Probablemente los aires de guerra que aún se sentían en el planeta -especialmente en Europa y Estados Unidos- lo agobiaban. No era la primera vez. En los inicios de la Primera Guerra Mundial trasladó su domicilio de París a Nueva York, ciudad donde se convertiría en el centro de la vanguardia artística. Al comenzar el “reino de las restricciones” a causa del conflicto bélico, Marcel Duchamp subió a un barco a vapor y se bajó en la ciudad más cosmopolita que encontró en el fin del mundo. No salió en ningún diario. Tampoco nadie supo que ocho meses después dejaba Buenos Aires, el artista decisivo del siglo XX, para no regresar. Duchamp cambió una guerra mundial por una intelectual y simbólica en la que participó anónimamente, casi en secreto: jugó al ajedrez. Obsesivamente. Hasta rozar la locura.
En junio de 1918, Marcel Duchamp le escribe a su amigo Jean Crotti que en la casa del coleccionista Walter Arensberg, su mecenas, están cansados y le anuncia que tiene pensado viajar a Buenos Aires. En agosto sube al barco Crofton Hall. Serán 27 días en altamar. Sobre el viaje, escribe que sólo puede fumar en las noches en un cuarto “muy caluroso y mal ventilado”, “El barco avanza lento y agradable”, agrega. Al llegar a la capital argentina, alquila dos departamentos ubicados en el centro, a una pocas cuadras del Obelisco: uno en la calle Sarmiento 1507 y el otro en Alsina 1743. En el primero se instala con Yvonne Chastel, su pareja del momento y en el segundo dispone su estudio de trabajo.
Luego de algunos paseos en la nueva ciudad, quiso “despertar a esos rostros oscuros y adormecidos” con los que se topaba en las calles. Se le ocurre organizar una exposición cubista. Contactó a sus amigos en Nueva York y en París, les pidió cuadros, revistas, catálogos… pero fracasa. “Buenos aires no existe”, escribe Duchamp en una carta dirigida a Ettie Stettheimer en noviembre de 1918. “No es nada más que una gran población provinciana con gente muy rica sin pizca de gusto, que todo lo compra en Europa, hasta las piedras de sus casas. No hay nada hecho aquí… Hasta he encontrado un dentífrico francés del que me había olvidado por completo en Nueva York”.

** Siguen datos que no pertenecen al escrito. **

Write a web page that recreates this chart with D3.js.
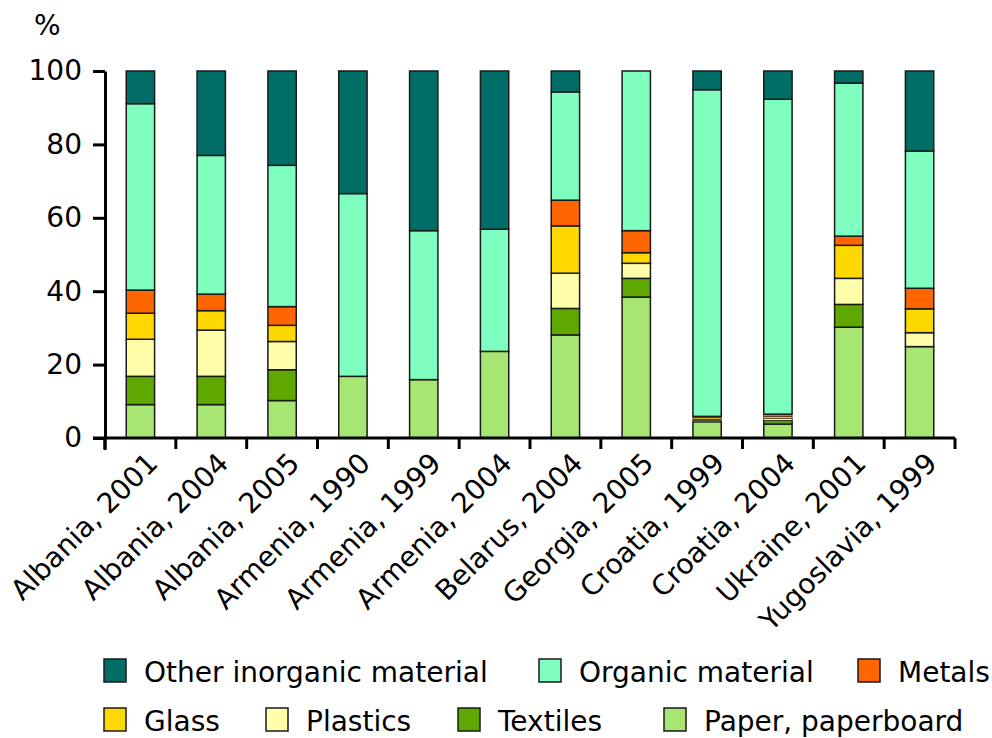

Durante los ocho meses que Duchamp permanece en Argentina, produce tres obras: el experimento óptico Estereoscopia a Mano; una pieza paralela a su obra Gran Vidrio llamada Para mirar (desde el otro lado del vidrio) con un ojo de cera durante casi una hora; y un ready made, un regalo de boda para su hermana Suzanne con su amigo Jean Crotti, que envió a París, titulado Ready-Made Desdichado. El resto del tiempo que pasa en la reina del plata, Duchamp los pasó jugando ajedrez.

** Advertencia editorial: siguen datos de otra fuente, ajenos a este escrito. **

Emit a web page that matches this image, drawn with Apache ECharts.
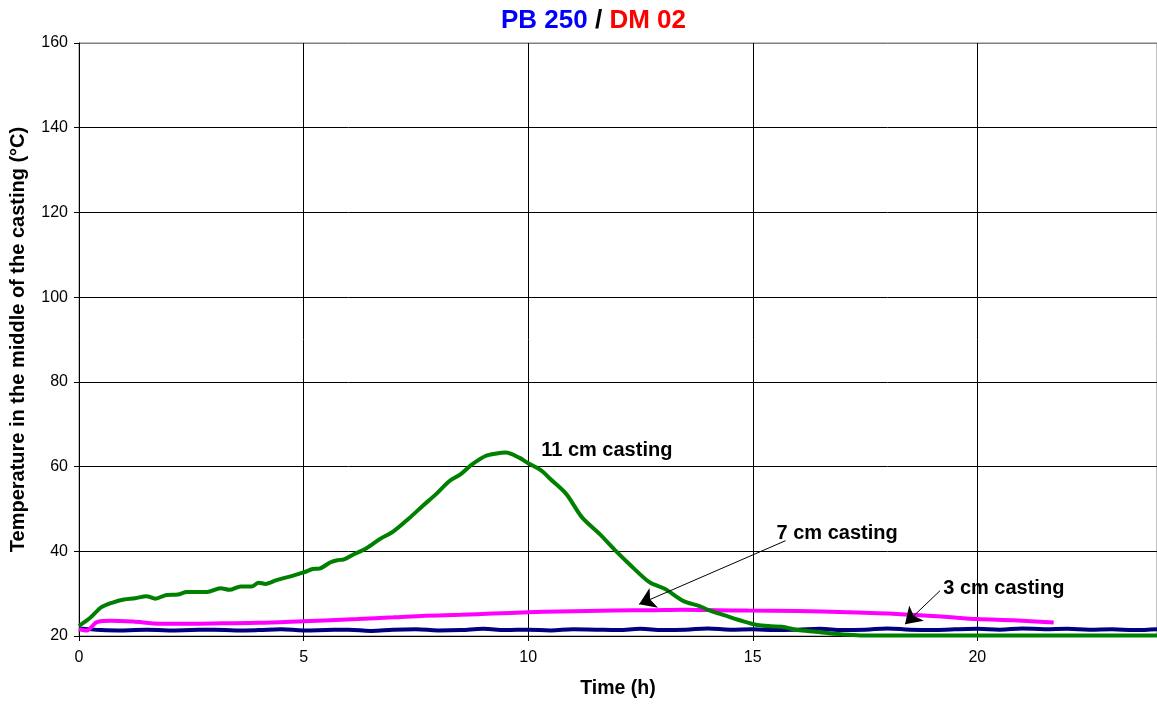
<!DOCTYPE html>
<html>
<head>
<meta charset="utf-8">
<style>
    html, body { margin: 0; padding: 0; background: #fff; }
    #main { width: 1157px; height: 704px; }
</style>
<script src="https://cdn.jsdelivr.net/npm/echarts@6/dist/echarts.min.js"></script>
</head>
<body>
<div id="main"></div>
<script>
    // 11 cm casting  [time h, temperature °C]
    var green11 = [
        [0, 22.4], [0.25, 24.3], [0.5, 26.8], [0.75, 27.9], [1.0, 28.6], [1.25, 28.9], [1.5, 29.4],
        [1.7, 28.8], [1.95, 29.7], [2.2, 29.8], [2.4, 30.4], [2.85, 30.4], [3.15, 31.3], [3.35, 30.9],
        [3.6, 31.7], [3.85, 31.7], [4.0, 32.6], [4.15, 32.3], [4.4, 33.2], [4.75, 34.2], [5.0, 35.0],
        [5.2, 35.8], [5.35, 35.9], [5.6, 37.4], [5.75, 37.9], [5.9, 38.1], [6.1, 39.2], [6.4, 40.7],
        [6.7, 42.9], [7.0, 44.7], [7.35, 47.8], [7.65, 50.7], [7.95, 53.5], [8.25, 56.6], [8.5, 58.2],
        [8.75, 60.5], [9.05, 62.5], [9.3, 63.1], [9.5, 63.3], [9.8, 62.1], [10.0, 60.8], [10.3, 59.0],
        [10.5, 57.0], [10.85, 53.5], [11.2, 48.0], [11.6, 44.0], [11.95, 40.1], [12.25, 37.0],
        [12.7, 32.7], [13.05, 31.1], [13.45, 28.3], [13.8, 27.1], [14.05, 26.0], [14.4, 24.8],
        [14.75, 23.6], [15.1, 22.6], [15.4, 22.3], [15.65, 22.2], [16.0, 21.4], [16.4, 21.0], [16.75, 20.6],
        [17.15, 20.3], [17.5, 20.1], [18, 20.1], [19, 20.1], [20, 20.1], [21, 20.1], [22, 20.1],
        [23, 20.1], [24, 20.1]
    ];
    // 7 cm casting
    var pink7 = [
        [0, 21.6], [0.17, 21.3], [0.4, 23.3], [0.7, 23.6], [1.2, 23.4], [1.8, 22.9], [2.5, 22.9],
        [3.2, 23.0], [4.0, 23.1], [5.0, 23.5], [6.2, 24.0], [7.0, 24.4], [7.7, 24.8], [8.5, 25.0],
        [9.2, 25.3], [10.0, 25.6], [10.7, 25.8], [11.9, 26.0], [12.8, 26.1], [13.4, 26.2], [14.2, 26.1],
        [14.9, 26.0], [16.0, 25.9], [17.1, 25.6], [18.2, 25.2], [19.2, 24.6], [20.0, 24.0],
        [20.8, 23.7], [21.7, 23.2]
    ];
    // 3 cm casting
    var navyHours = [0, 0.5, 1, 1.5, 2, 2.5, 3, 3.5, 4, 4.5, 5, 5.5, 6, 6.5, 7, 7.5, 8, 8.5, 9, 9.5,
        10, 10.5, 11, 11.5, 12, 12.5, 13, 13.5, 14, 14.5, 15, 15.5, 16, 16.5, 17, 17.5, 18, 18.5,
        19, 19.5, 20, 20.5, 21, 21.5, 22, 22.5, 23, 23.5, 24];
    var navyTemp = [21.8, 21.4, 21.3, 21.5, 21.3, 21.4, 21.5, 21.3, 21.4, 21.6,
        21.3, 21.4, 21.5, 21.2, 21.5, 21.6, 21.3, 21.4, 21.7, 21.4,
        21.5, 21.3, 21.6, 21.5, 21.4, 21.7, 21.4, 21.5, 21.8, 21.5,
        21.6, 21.4, 21.5, 21.7, 21.4, 21.5, 21.8, 21.5, 21.4, 21.6,
        21.7, 21.5, 21.8, 21.6, 21.7, 21.5, 21.6, 21.4, 21.6];

    var labelFont = 'Liberation Sans, Arial, sans-serif';
    var navy3 = navyHours.map(function (h, i) { return [h, navyTemp[i]]; });

    var arrowStyle = {
        symbol: ['none', 'arrow'],
        symbolSize: 16,
        silent: true,
        label: { show: false },
        lineStyle: { color: '#000', width: 1, type: 'solid' }
    };
    var noteLabel = {
        show: true, position: 'right', distance: 0,
        color: '#000', fontSize: 20, fontWeight: 'bold', fontFamily: labelFont
    };

    var chart = echarts.init(document.getElementById('main'));
    var option = {
        animation: false,
        backgroundColor: '#fff',
        title: {
            text: '{a|PB 250 }{b|/}{c| DM 02}',
            left: 496,
            top: 3,
            textStyle: {
                fontFamily: labelFont,
                rich: {
                    a: { color: '#0000ff', fontSize: 26, fontWeight: 'bold', fontFamily: labelFont },
                    b: { color: '#000', fontSize: 26, fontWeight: 'bold', fontFamily: labelFont },
                    c: { color: '#ff0000', fontSize: 26, fontWeight: 'bold', fontFamily: labelFont }
                }
            }
        },
        grid: {
            left: 79, top: 43, width: 1080, height: 594,
            show: true, borderColor: '#808080', borderWidth: 1
        },
        xAxis: {
            type: 'value', min: 0, max: 24, interval: 5,
            name: 'Time (h)', nameLocation: 'middle', nameGap: 43,
            nameTextStyle: { color: '#000', fontSize: 19.5, fontWeight: 'bold', fontFamily: labelFont },
            axisLine: { lineStyle: { color: '#000', width: 1 } },
            axisTick: { show: true, length: 5, lineStyle: { color: '#000' } },
            axisLabel: { color: '#000', fontSize: 16, fontFamily: labelFont, margin: 14, showMaxLabel: false },
            splitLine: { show: true, lineStyle: { color: '#000', width: 1 } }
        },
        yAxis: {
            type: 'value', min: 20, max: 160, interval: 20,
            name: 'Temperature in the middle of the casting (°C)', nameLocation: 'middle', nameGap: 51,
            nameTextStyle: { color: '#000', fontSize: 20, fontWeight: 'bold', fontFamily: labelFont },
            axisLine: { show: true, lineStyle: { color: '#000', width: 1 } },
            axisTick: { show: true, length: 5, lineStyle: { color: '#000' } },
            axisLabel: { color: '#000', fontSize: 16, fontFamily: labelFont, margin: 11 },
            splitLine: {
                show: true,
                lineStyle: { color: ['#000', '#000', '#000', '#000', '#000', '#000', '#000', '#808080'], width: 1 }
            }
        },
        series: [
            {
                name: '3 cm casting', type: 'line', data: navy3, smooth: 0.4,
                showSymbol: false, lineStyle: { color: '#000080', width: 4 },
                markLine: Object.assign({
                    data: [[{ coord: [19.17, 30.7] }, { coord: [18.39, 22.8] }]]
                }, arrowStyle),
                markPoint: {
                    symbol: 'circle', symbolSize: 0, silent: true,
                    label: noteLabel,
                    data: [{ coord: [19.24, 31.3], label: { formatter: '3 cm casting' } }]
                }
            },
            {
                name: '7 cm casting', type: 'line', data: pink7, smooth: 0.3,
                showSymbol: false, lineStyle: { color: '#ff00ff', width: 4 },
                markLine: Object.assign({
                    data: [[{ coord: [15.73, 42.5] }, { coord: [12.47, 27.5] }]]
                }, arrowStyle),
                markPoint: {
                    symbol: 'circle', symbolSize: 0, silent: true,
                    label: noteLabel,
                    data: [{ coord: [15.53, 44.3], label: { formatter: '7 cm casting' } }]
                }
            },
            {
                name: '11 cm casting', type: 'line', data: green11, smooth: 0.3,
                showSymbol: false, lineStyle: { color: '#008000', width: 4 },
                markPoint: {
                    symbol: 'circle', symbolSize: 0, silent: true,
                    label: noteLabel,
                    data: [{ coord: [10.29, 63.8], label: { formatter: '11 cm casting' } }]
                }
            }
        ]
    };
    chart.setOption(option);
</script>
</body>
</html>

Se unió a un club de ajedrez, compró libros con partidas clásicas que estudiaba y se armó un tablero para jugar a distancia. No era precisamente un experto; se enfrentaba a jugadores de segunda o tercera categoría… y no siempre ganaba. Como sea, su universo giraba en torno a las piezas y el tablero: “Tengo la impresión de que estoy a punto de convertirme en un fanático del ajedrez. Todo cuando me rodea adopta la forma de un caballo o de la reina y el mundo exterior carece totalmente de interés para mí, salvo en su traducción como conquista o pérdida de posiciones”, le confiesa a Arensberg en una carta fechada en diciembre.

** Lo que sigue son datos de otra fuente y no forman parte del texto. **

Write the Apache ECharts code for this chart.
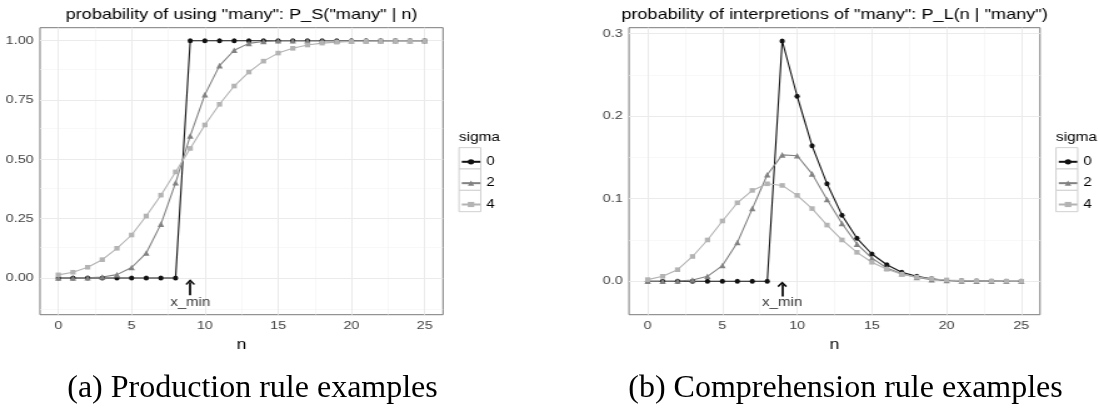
<!DOCTYPE html>
<html>
<head>
<meta charset="utf-8">
<title>many</title>
<script src="https://cdn.jsdelivr.net/npm/echarts@6/dist/echarts.min.js"></script>
<style>
  html, body { margin: 0; padding: 0; background: #fff; overflow: hidden; }
  #wrap { position: relative; width: 1099px; height: 412px; }
  /* the plots in the reference are stretched sideways, so draw them narrower and widen them */
  #plots { position: absolute; left: 0; top: 0; width: 879px; height: 412px; transform: scaleX(1.2503); transform-origin: 0 0; }
  #captions { position: absolute; left: 0; top: 0; width: 1099px; height: 412px; }
</style>
</head>
<body>
<div id="wrap">
  <div id="plots"></div>
  <div id="captions"></div>
</div>
<script>
'use strict';

// data
var n = [0, 1, 2, 3, 4, 5, 6, 7, 8, 9, 10, 11, 12, 13, 14, 15, 16, 17, 18, 19, 20, 21, 22, 23, 24, 25];
var sigmas = ['0', '2', '4'];

var prodSigma0 = [0, 0, 0, 0, 0, 0, 0, 0, 0, 1, 1, 1, 1, 1, 1, 1, 1, 1, 1, 1, 1, 1, 1, 1, 1, 1];
var prodSigma2 = [0, 0, 0.001, 0.004, 0.014, 0.044, 0.105, 0.227, 0.401, 0.599, 0.773, 0.895, 0.960, 0.989, 0.997,
                  1, 1, 1, 1, 1, 1, 1, 1, 1, 1, 1];
var prodSigma4 = [0.013, 0.024, 0.045, 0.077, 0.125, 0.181, 0.261, 0.349, 0.447, 0.546, 0.645, 0.732, 0.809, 0.868,
                  0.914, 0.948, 0.968, 0.982, 0.990, 0.994, 0.997, 0.998, 0.999, 1, 1, 1];

var compSigma0 = [0, 0, 0, 0, 0, 0, 0, 0, 0, 0.291, 0.224, 0.164, 0.118, 0.080, 0.052, 0.033, 0.020, 0.011, 0.006,
                  0.003, 0.001, 0.0005, 0.0002, 0.0001, 0, 0];
var compSigma2 = [0, 0, 0.0003, 0.0016, 0.006, 0.019, 0.047, 0.088, 0.129, 0.153, 0.152, 0.130, 0.099, 0.070, 0.045,
                  0.028, 0.016, 0.009, 0.0045, 0.002, 0.001, 0.0004, 0.0002, 0.0001, 0, 0];
var compSigma4 = [0.002, 0.006, 0.014, 0.030, 0.050, 0.073, 0.095, 0.110, 0.118, 0.116, 0.104, 0.088, 0.068, 0.050,
                  0.035, 0.023, 0.0145, 0.0085, 0.005, 0.003, 0.0016, 0.0008, 0.0004, 0.0002, 0.0001, 0];

// axes and grid lines
var xRange = [-1.25, 26.25];
var xMajor = [0, 5, 10, 15, 20, 25];
var xMinor = [2.5, 7.5, 12.5, 17.5, 22.5];
var prodRange = [-0.155, 1.055];
var prodYMajor = [0, 0.25, 0.5, 0.75, 1];
var prodYMinor = [-0.125, 0.125, 0.375, 0.625, 0.875];
var compRange = [-0.0405, 0.307];
var compYMajor = [0, 0.1, 0.2, 0.3];
var compYMinor = [0.05, 0.15, 0.25];

// x_min annotation: arrow [from, to] and text position
var xMin = 9;
var prodArrow = [-0.073, -0.018];
var prodLabelY = -0.105;
var compArrow = [-0.0184, -0.0037];
var compLabelY = -0.0264;

var titles = ['probability of using "many": P_S("many" | n)', 'probability of interpretions of "many": P_L(n | "many")'];
var captions = ['(a) Production rule examples', '(b) Comprehension rule examples'];


var S = 1099 / 879;
function nx(v) { return v / S; }

var SANS = "'Liberation Sans', Arial, Helvetica, sans-serif";
var colors = ['#111111', '#828282', '#b3b3b3'];
var symbols = ['circle', 'triangle', 'rect'];
var symbolSizes = [[4.2, 5], [5.2, 5.6], [4.2, 4.6]];
var chevron = 'path://M5,0L10,5.4L8.7,6.6L5,2.6L1.3,6.6L0,5.4Z';

var panels = [
  { values: [prodSigma0, prodSigma2, prodSigma4], range: prodRange, major: prodYMajor, minor: prodYMinor, digits: 2,
    arrow: prodArrow, labelY: prodLabelY, box: [40, 443], legendX: 459 },
  { values: [compSigma0, compSigma2, compSigma4], range: compRange, major: compYMajor, minor: compYMinor, digits: 1,
    arrow: compArrow, labelY: compLabelY, box: [629, 1040], legendX: 1056 }
];

var PANEL_TOP = 27.7, PANEL_H = 287;
var ROW_Y = [158.3, 179.65, 201], ROW_H = 21.35;

function gridLines(p) {
  var major = { color: '#ebebeb', width: 1, type: 'solid' };
  var minor = { color: '#f3f3f3', width: 0.6, type: 'solid' };
  var d = [];
  xMinor.forEach(function (v) { d.push({ xAxis: v, lineStyle: minor }); });
  p.minor.forEach(function (v) { d.push({ yAxis: v, lineStyle: minor }); });
  xMajor.forEach(function (v) { d.push({ xAxis: v, lineStyle: major }); });
  p.major.forEach(function (v) { d.push({ yAxis: v, lineStyle: major }); });
  return d;
}

var option = {
  backgroundColor: '#fff',
  animation: false,
  title: [],
  legend: [],
  grid: [],
  xAxis: [],
  yAxis: [],
  series: [],
  graphic: []
};

panels.forEach(function (p, i) {
  option.grid.push({
    left: nx(p.box[0]), top: PANEL_TOP, width: nx(p.box[1] - p.box[0]), height: PANEL_H,
    show: true, backgroundColor: '#fff', borderColor: '#7a7a7a', borderWidth: 1
  });
  option.xAxis.push({
    type: 'value', gridIndex: i, min: xRange[0], max: xRange[1],
    axisLine: { show: false }, splitLine: { show: false },
    axisTick: { customValues: xMajor, length: 3, lineStyle: { color: '#333' } },
    axisLabel: { customValues: xMajor, margin: 5, fontSize: 11.5, color: '#444', fontFamily: SANS },
    name: 'n', nameLocation: 'middle', nameGap: 23,
    nameTextStyle: { fontSize: 14, color: '#000', fontFamily: SANS }
  });
  option.yAxis.push({
    type: 'value', gridIndex: i, min: p.range[0], max: p.range[1],
    axisLine: { show: false }, splitLine: { show: false },
    axisTick: { customValues: p.major, length: 3.6, lineStyle: { color: '#333' } },
    axisLabel: {
      customValues: p.major, margin: 5, fontSize: 11.5, color: '#444', fontFamily: SANS,
      formatter: function (v) { return v.toFixed(p.digits); }
    }
  });

  p.values.forEach(function (vals, k) {
    var s = {
      type: 'line', name: sigmas[k], xAxisIndex: i, yAxisIndex: i,
      data: n.map(function (x, j) { return [x, vals[j]]; }),
      symbol: symbols[k], symbolSize: symbolSizes[k], showAllSymbol: true,
      lineStyle: { color: colors[k], width: 1.1 },
      itemStyle: { color: colors[k] },
      emphasis: { disabled: true }
    };
    if (k === 0) {
      s.markLine = { silent: true, z: 1, symbol: ['none', 'none'], label: { show: false },
                     emphasis: { disabled: true }, data: gridLines(p) };
    }
    option.series.push(s);
  });

  // x_min arrow and text
  option.series.push({
    type: 'scatter', xAxisIndex: i, yAxisIndex: i,
    data: [[xMin, p.labelY]], symbolSize: 1, itemStyle: { color: 'transparent' },
    label: { show: true, position: 'inside', formatter: 'x_min', color: '#000', fontSize: 12, fontFamily: SANS },
    emphasis: { disabled: true },
    markLine: {
      silent: true, symbol: ['none', chevron], symbolSize: [nx(9.5), 5.7],
      label: { show: false }, emphasis: { disabled: true },
      lineStyle: { color: '#000', width: 1.7, type: 'solid' },
      data: [[{ coord: [xMin, p.arrow[0]] }, { coord: [xMin, p.arrow[1]] }]]
    }
  });

  option.title.push({
    text: titles[i], left: nx((p.box[0] + p.box[1]) / 2), top: 15, padding: 0,
    textAlign: 'center', textVerticalAlign: 'middle',
    textStyle: { fontSize: 14.5, fontWeight: 'normal', color: '#000', fontFamily: SANS }
  });
  option.title.push({
    text: 'sigma', left: nx(p.legendX), top: 137.7, padding: 0,
    textAlign: 'left', textVerticalAlign: 'middle',
    textStyle: { fontSize: 12.3, fontWeight: 'normal', color: '#000', fontFamily: SANS }
  });

  ROW_Y.forEach(function (y) {
    option.graphic.push({
      type: 'rect', silent: true, z: 0,
      shape: { x: nx(p.legendX), y: y - ROW_H / 2, width: nx(21.7), height: ROW_H },
      style: { fill: '#fff', stroke: '#d0d0d0', lineWidth: 1 }
    });
  });
  option.legend.push({
    data: sigmas, orient: 'vertical', left: nx(p.legendX + 1.5), top: ROW_Y[0] - 3, padding: 0,
    itemWidth: nx(18.5), itemHeight: 6.5, itemGap: ROW_H - 13, selectedMode: false,
    textStyle: { fontSize: 12, lineHeight: 13, color: '#000', fontFamily: SANS }
  });
});

var plots = echarts.init(document.getElementById('plots'));
plots.setOption(option);

var capChart = echarts.init(document.getElementById('captions'));
capChart.setOption({
  backgroundColor: 'transparent',
  animation: false,
  title: captions.map(function (c, i) {
    return {
      text: c, left: [252.5, 845.5][i], top: 389, padding: 0,
      textAlign: 'center', textVerticalAlign: 'middle',
      textStyle: { fontSize: 32, fontWeight: 'normal', color: '#000', fontFamily: "'Liberation Serif', 'Times New Roman', serif" }
    };
  })
});
</script>
</body>
</html>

Mientras el mundo sangraba por las heridas de la mayor guerra de la historia hasta el momento, él enfrenta una batalla racional, privada y sin riesgos físicos, en una ciudad que pretende parecerse a las ciudades europeas.
Para Navidad de 1918 estaba solo en Buenos Aires. Yvonne se había aburrido del machismo argentino y de la obsesión de su pareja, y se había vuelto a Francia. Duchamp tenía por entonces 31 años y ya prácticamente había dejado de pintar, aunque seguiría produciendo obras. Todavía tendría por delante casi 50 años de vida, pero nada de lo que produjera en los próximos años sería tan importante, tan revolucionario, como lo que ya había hecho. Es probable que intuyera lo que venía: no se puede cambiar las reglas dos veces.
Es en Buenos Aires que Duchamp se entera de la muerte de su hermano a causa de una herida de guerra. Sin Chastel y sin amigos, las cosas se tornaron oscuras en una ciudad desconocida.
El hombre más inteligente del siglo XX, según André Breton, no soportó más la soledad. Volvió a la ciudad donde la bohemia artística lo adulaba, desoyendo su promesa de quedarse años viviendo en Sudamérica. El futuro que le esperaba, aunque repetitivo, hizo una maleta con miniaturas de sus obras, y lo convertiría en un ícono indestructible.